Modified Mustangs & FordsNews & Views
Third-Annual 2013 Pinto Stampede Will Cruise Scenic Mississippi River
The 2013 Pinto Stampede is ready to roll on a scenic cruise along the Mississippi River, raising money to benefit the Wounded Warriors Project. The third-annual Pinto Stampede will start on Thursday, August 1st in Rockford, Illinois and will conclude August 4th after a few “victory laps” at Memphis International Raceway in Tennessee.
All of the proceeds from sponsors and fundraising efforts will support the Wounded Warrior Project, which helps soldiers regain normal lives after returning home with disabilities. Up until now the Pinto Stampede has raised $30,000 for the cause.
"The Pinto Stampede enables Pinto enthusiasts the opportunity to celebrate our cherished little cars while doing something meaningful for others,” said "Trail Boss" Norm Bagi, organizer of the Pinto Stampede.

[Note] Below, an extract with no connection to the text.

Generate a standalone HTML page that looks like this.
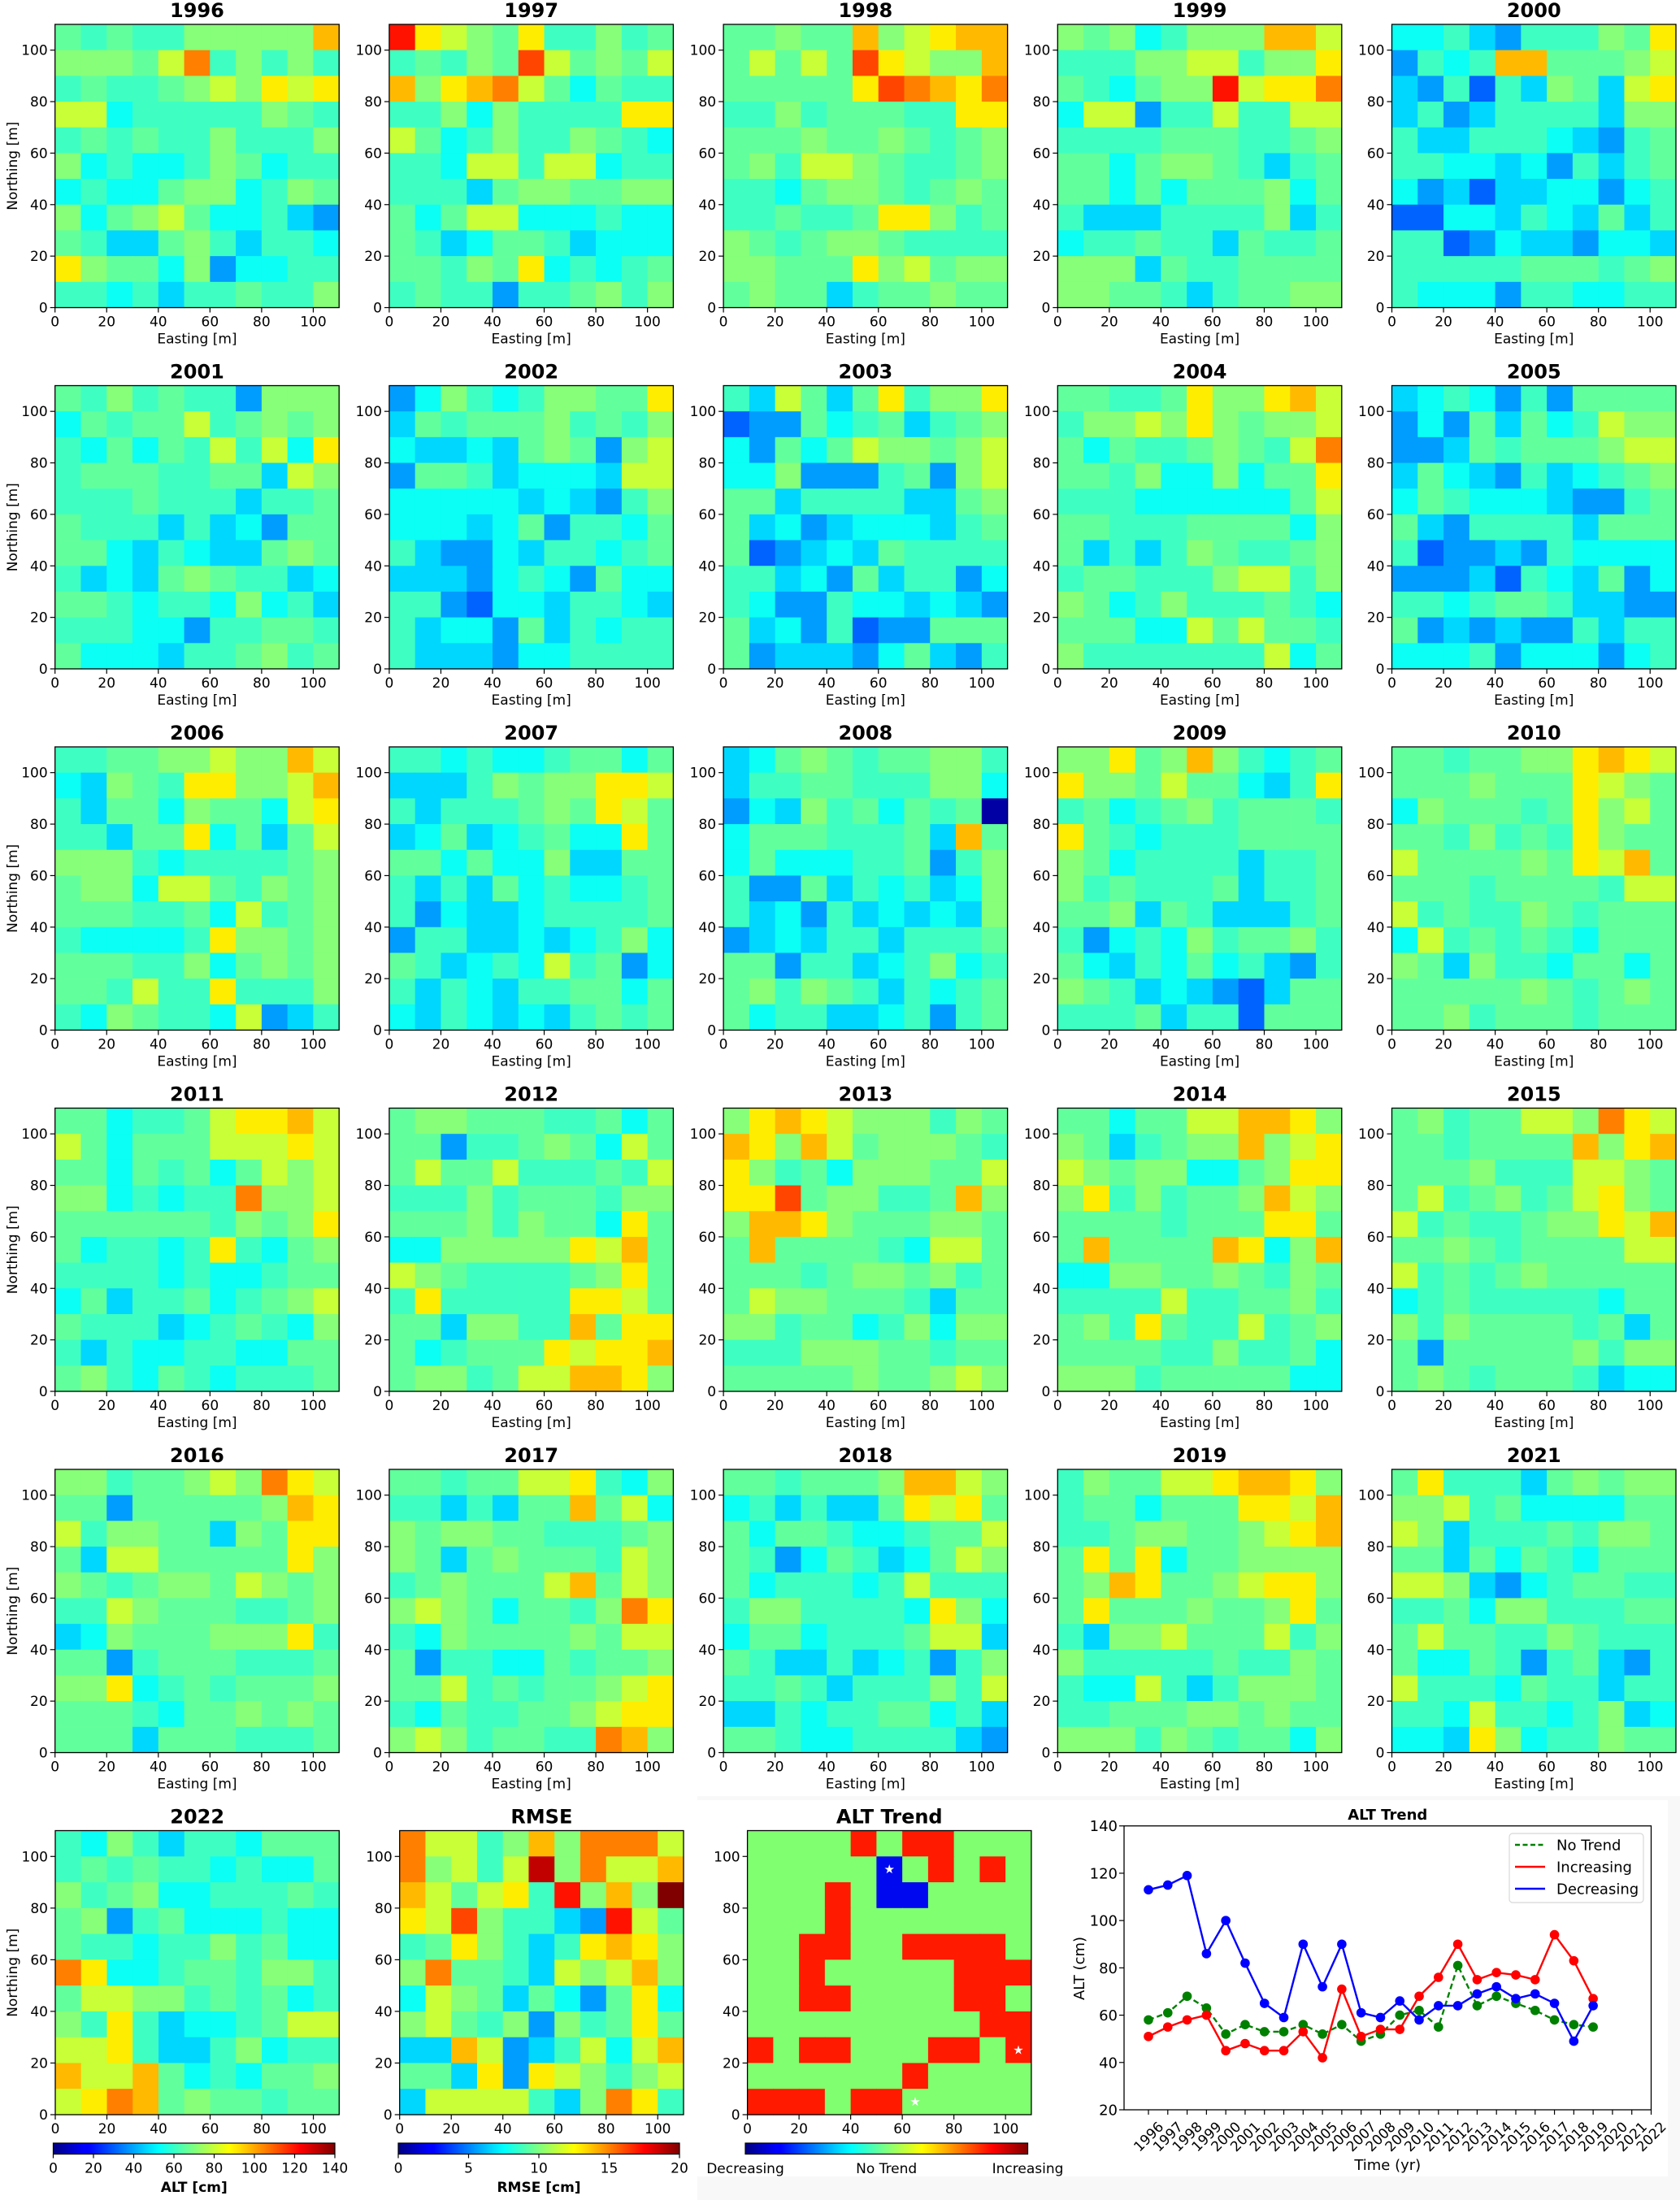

“We want to keep raising money and awareness for the Wounded Warrior Project.
Donations can be made through the Pinto Stampede website.
Drivers will make several stops along the way to Memphis including Gateway Motor Park in Madison, IL where the drivers are able to get on the oval road course during the Midnight Madness drag racing event. Other stops along the way include the John Deere museum (Davenport, IA), Antique Archaeology (LaClaire, IA), Snake Alley (Burlington, IA), and it ends at the Memphis International Raceway.
"The first Stampede was such a success we had to keep it going.
Those who participated in the second event cried out for more, so this is the third installment," said Bagi. “Over the past two years we made lasting friendships and dispelled many of the myths associated with the Pinto while raising money for a worthy and noble cause, so we are keeping the Wagon Train rolling."
Over 3 million Pintos have been sold from 1971-1980. Back in the 70s, the car was notorious for fatalities after catching fire if the car was rear-ended at high speeds, but the actual number was far less than what the media portrayed. There were 27 fatalities associated with the Pinto, not “thousands” as claimed by the media of the era.